Plea withdrawals and the right to counsel
Few ethical issues involving attorneys find their way into the case law more frequently that what you're supposed to do when your client wants to withdraw a plea, and you don't think he should. Interestingly, the courts don't find that a problem at all, as the 8th demonstrated last week in State v. Jones. But the decision may have pointed to a new line of attack for appeals on this issue.
Defining the role of counsel at a plea withdrawal is difficult, for a number of reasons. The first is that the attorney might not believe it's in the client's best interest to withdraw the plea. A couple of years back, in State v. Drake, the 8th District confronted a situation where the attorney went the extra mile, and actually urged the court should overrule his client's motion. The court found no problem with this, and the decision points to the larger problem with appellate courts' analysis of this situation: the apparent belief that counsel has no obligations to his client in a plea withdrawal hearing, and can remain silent if he believes that the client would be better off with the plea. Drake cites a 2002 5th District decision to that very effect, the court there finding no difficulty with the lawyer's refusal to argue for the withdrawal: "Appointed counsel did not stop representing Mr. Carr. Instead, counsel refused to help Mr. Carr harm his own best interests."
Well, I'm sorry, but counsel's job is to represent the defendant, not to act as his guardian ad litem, deciding what's in his client's best interests regardless of how the client feels about that. A lawyer has no obligation to file frivolous motions, but frivolous doesn't mean "likely to lose," it means not having any basis in law or fact, and few motions to withdraw a plea fall into that category, given that they're supposed to be "liberally and freely granted." And frivolous certainly doesn't mean "he'd be better off taking the deal." Whether to accept a plea is one of the three things the client has absolute say over (the others are whether to testify and whether to try the case to a judge or jury), so you can make a pretty good argument that the attorney has no more right to decide whether a client should withdraw a plea than he does whether the client should have taken the plea in the first place.

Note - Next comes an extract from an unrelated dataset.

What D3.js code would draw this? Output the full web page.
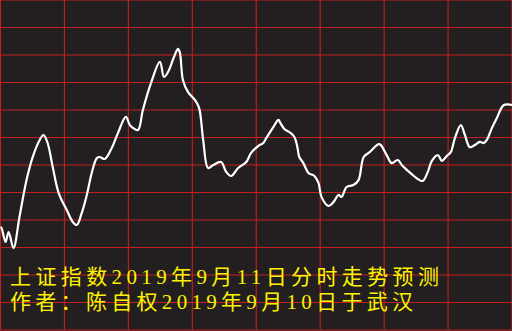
<!DOCTYPE html>
<html><head><meta charset="utf-8">
<script src="https://cdn.jsdelivr.net/npm/d3@7"></script>
<style>html,body{margin:0;padding:0;background:#231f20;}svg{display:block;}</style>
</head><body>
<svg id="c" width="512" height="331"></svg>
<script>
// minutes of the trading session (0..240)
const minutes = [0,0.5,2.4,3.8,6.1,8.9,12.2,15.1,18.4,20.2,22.1,24.5,27.3,31.1,33.9,35.8,38.1,40.5,42.8,45.2,46.6,48.9,52.2,55.1,58.8,60.7,62.1,64.5,66.8,70.6,74.8,76.7,78.6,81.4,83.3,84.2,85.6,88.0,91.3,93.2,95.1,97.4,99.8,103.5,105.9,108.2,111.5,115.3,117.6,120.9,123.3,124.7,128,130.4,131.3,133.2,135.5,137.9,139.3,140.2,142.1,144.5,147.3,149.2,150.6,153.9,156.2,158.6,160,162.4,165.6,168,170.4,173.2,177.4,178.4,181.2,183.5,186.4,188.7,192.9,195.8,198.1,200.5,202.4,205.2,207.1,209.4,211.3,213.2,216,217.9,220.2,222.6,224.9,226.8,228.2,230.6,232.9,236.2,240];
// forecast level (relative units, 0..120)
const levels = [37.5,37.1,32,35.6,29.8,41.1,54.5,62.9,69.1,70.9,68,59.3,49.8,43.6,39.3,38.2,42.5,49.1,57.1,62.5,62.9,62.2,66.2,71.6,77.5,74.5,73.5,72.7,80,89.8,97.5,92,93.8,99.3,102.2,100.7,90.9,86.5,83.6,80.7,69.1,58.9,60,61.1,57.5,56,58.9,61.1,64.4,66.9,68,69.8,73.8,76.4,75.3,73.1,72,70.2,66.5,62.9,60.7,57.1,56,53.5,48.4,45.1,46.5,49.1,48.4,52,52.7,54.5,62.9,64.7,67.6,67.3,63.6,60.7,61.8,59.6,56.7,54.9,54.2,57.5,61.5,63.6,61.5,63.3,64.7,69.8,74.5,70.9,66.5,67.3,68.4,68,69.1,73.5,77.1,81.8,81.8];
const xTicks = [0,30,60,90,120,150,180,210,240];
const yTicks = [0,10,20,30,40,50,60,70,80,90,100,110,120];
const titleLines = ["上证指数2019年9月11日分时走势预测","作者：陈自权2019年9月10日于武汉"];

const svg = d3.select("#c");
const x = d3.scaleLinear().domain([0,240]).range([0.5,512]);
const y = d3.scaleLinear().domain([0,120]).range([330,0]);

svg.append("rect").attr("width",512).attr("height",331).attr("fill","#231f20");

const grid = svg.append("g").attr("stroke","#c42020").attr("stroke-width",1.1);
grid.selectAll("line.h").data(yTicks).join("line").attr("class","h")
  .attr("x1",0).attr("x2",512).attr("y1",d=>y(d)).attr("y2",d=>y(d));
grid.selectAll("line.v").data(xTicks).join("line").attr("class","v")
  .attr("y1",0).attr("y2",330).attr("x1",d=>x(d)).attr("x2",d=>x(d));

const pts = minutes.map((m,i)=>[m,levels[i]]);
const line = d3.line().x(d=>x(d[0])).y(d=>y(d[1])).curve(d3.curveCatmullRom.alpha(0.5));
svg.append("path").attr("d",line(pts)).attr("fill","none")
  .attr("stroke","#ffffff").attr("stroke-width",2.2).attr("stroke-linejoin","round");

const ends = [439, 413];
svg.selectAll("text.t").data(titleLines).join("text").attr("class","t")
  .attr("x",10).attr("y",(d,i)=>284+i*25)
  .attr("textLength",(d,i)=>ends[i]-10).attr("lengthAdjust","spacing")
  .attr("fill","#fff200")
  .style("font-family","'Liberation Serif','Noto Sans CJK SC'")
  .style("font-size","21px")
  .text(d=>d);
</script>
</body></html>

The other problem is typified by Jones' case. He pled guilty to aggravated murder and a number of other charges, then at sentencing two hours later asked to withdraw his plea, claiming that he'd been coerced to enter it. The appellate panel noted that this put his attorneys in an untenable position: they could hardly be expected to argue that they'd played a part in coercing the plea. The judge ordered them not to argue the motion, the appellate court noted approvingly. Jones contended that this left him without counsel, and that the judge should have appointed counsel for him, but the court shrugged this off, noting that the judge had "afforded Jones the opportunity to argue his motion in the same manner in which he made it, orally and pro se." So in State v. Jones, they affirmed the denial of the motion.
So we have two appellate decisions saying that a defendant doesn't need to be represented by counsel at a hearing to withdraw a plea. As should be indicated by stating it succinctly, that simply can't be right. A defendant is entitled to the assistance of counsel at all critical stages of the proceedings, and a motion to withdraw a plea certainly qualifies. (In fact, about the only way a trial judge gets reversed on these is if he doesn't hold a hearing.) In what other stage of the proceedings can an attorney say, "well, I'm going to sit on the sidelines for this one," let alone openly advocate against his client's position, as in Drake?

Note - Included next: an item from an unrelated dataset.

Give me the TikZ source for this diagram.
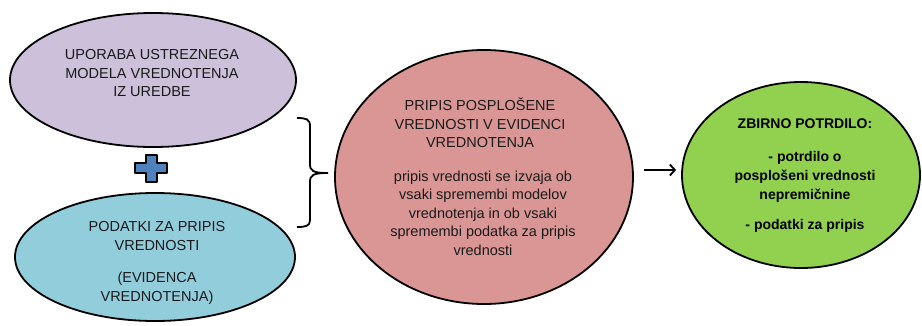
\documentclass[tikz,border=0pt]{standalone}
\usepackage{fontspec}
\setmainfont{Liberation Sans}
\usetikzlibrary{shapes.geometric,arrows.meta}
\definecolor{cPurple}{HTML}{CCC0DA}
\definecolor{cBlue}{HTML}{92CDDC}
\definecolor{cPink}{HTML}{D99694}
\definecolor{cGreen}{HTML}{92D050}
\definecolor{cPlus}{HTML}{4F81BD}
\definecolor{cText}{HTML}{1A1A1A}
\tikzset{
  oval/.style={ellipse, draw=black, line width=1.8pt, inner sep=0pt},
  txt/.style={align=center, inner sep=0pt, text=cText, font=\fontsize{14.5}{18.5}\selectfont},
  btxt/.style={align=center, inner sep=0pt, text=black, font=\bfseries\fontsize{14}{19}\selectfont},
  arr/.style={line width=1.8pt, -{Straight Barb[length=5pt,width=11pt,line width=1.8pt]}},
}
\begin{document}
\begin{tikzpicture}[x=1pt,y=-1pt]
\useasboundingbox (0,0) rectangle (922,325);
% ellipses
\node[oval, fill=cPurple, minimum width=286, minimum height=134] (model) at (153,80) {};
\node[oval, fill=cBlue, minimum width=280, minimum height=128] (data) at (155,257) {};
\node[oval, fill=cPink, minimum width=298, minimum height=254] (pink) at (484,177) {};
\node[oval, fill=cGreen, minimum width=238, minimum height=186] (green) at (801,175) {};
% texts
\node[txt] (t1) at (152,73.5) {UPORABA USTREZNEGA\\MODELA VREDNOTENJA\\IZ UREDBE};
\node[txt] (t2) at (157,236) {PODATKI ZA PRIPIS\\VREDNOSTI};
\node[txt] (t3) at (157,288) {(EVIDENCA\\VREDNOTENJA)};
\node[txt] (t4) at (480,123) {PRIPIS POSPLOŠENE\\VREDNOSTI V EVIDENCI\\VREDNOTENJA};
\node[txt] (t5) at (483,213) {pripis vrednosti se izvaja ob\\vsaki spremembi modelov\\vrednotenja in ob vsaki\\spremembi podatka za pripis\\vrednosti};
\node[btxt] (g1) at (805,124) {ZBIRNO POTRDILO:};
\node[btxt] (g2) at (805,177) {- potrdilo o\\posplošeni vrednosti\\nepremičnine};
\node[btxt] (g3) at (805,226) {- podatki za pripis};
% plus sign
\draw[fill=cPlus, line width=1.4pt, line join=round]
  (146,155)--(157,155)--(157,163)--(167,163)--(167,173)--(157,173)--(157,182)
  --(146,182)--(146,173)--(135,173)--(135,163)--(146,163)--cycle;
% brace
\coordinate (tip) at (328,173);
\draw[line width=1.8pt]
  (297,118) .. controls (306,118) and (310,119) .. (310,126) -- (310,164)
  .. controls (310,171) and (313,173) .. (tip)
  .. controls (313,173) and (310,175) .. (310,182) -- (310,220)
  .. controls (310,226) and (306,227) .. (297,227);
% arrow
\draw[arr, shorten <=10pt, shorten >=5pt] (pink.east |- 0,170) -- (green.west |- 0,170);
\end{tikzpicture}
\end{document}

Part of the problem is that the appellate courts so rarely overturn decisions to deny a motion to withdraw a plea that they're inclined to think that whether the defendant had an attorney doesn't even matter. Both Drake and Collins pursued that line of logic down the rabbit hole, the court in Drake noting that "the adversarial process did not break down because the trial court considered the appropriate factors in determining whether to grant Drake's motion, in spite of his attorney's belief that the plea was valid." Chew on that one for a minute. Whose job is it to present and argue the "appropriate factors" for the trial court's consideration? Why, the attorney, of course, except he was too busy arguing the same position as the prosecutor. That's like saying you weren't prejudiced by not having an attorney at your trial because the jury obviously considered the "appropriate factors" in finding you guilty.
Jones went back for a second shot this past week, contending in a motion for reopening that his appellate attorney should have argued that the trial court erred by making Jones argue pro se without getting a valid waiver of counsel. That's sort of the flip side of the argument that was raised in the initial appeal, and in State v. Jones, the court finds that this doesn't meet the requirement for reopening, which is that appellate counsel was ineffective; counsel could have rationally chosen the argument he did make over the argument that Jones now makes, so it's not deficient performance.
Well, as the attorney who handled Jones' initial appeal, I think Jones' argument adds something to the mix, by emphasizing the critical issue in these cases: the assistance of counsel. I'm not talking about having to appoint new counsel every time that some guy shows up for sentencing and asks to withdraw the plea he entered a month earlier. But when the motion to withdraw is made quickly after the plea, as in Jones, or makes the motion sufficiently in advance of sentencing, as in Drake, the defendant's entitled to the assistance of counsel, and if the one he's got can't or won't help him, then he should be entitled to a different one. That's what the law says. And that's where these cases should be attacked.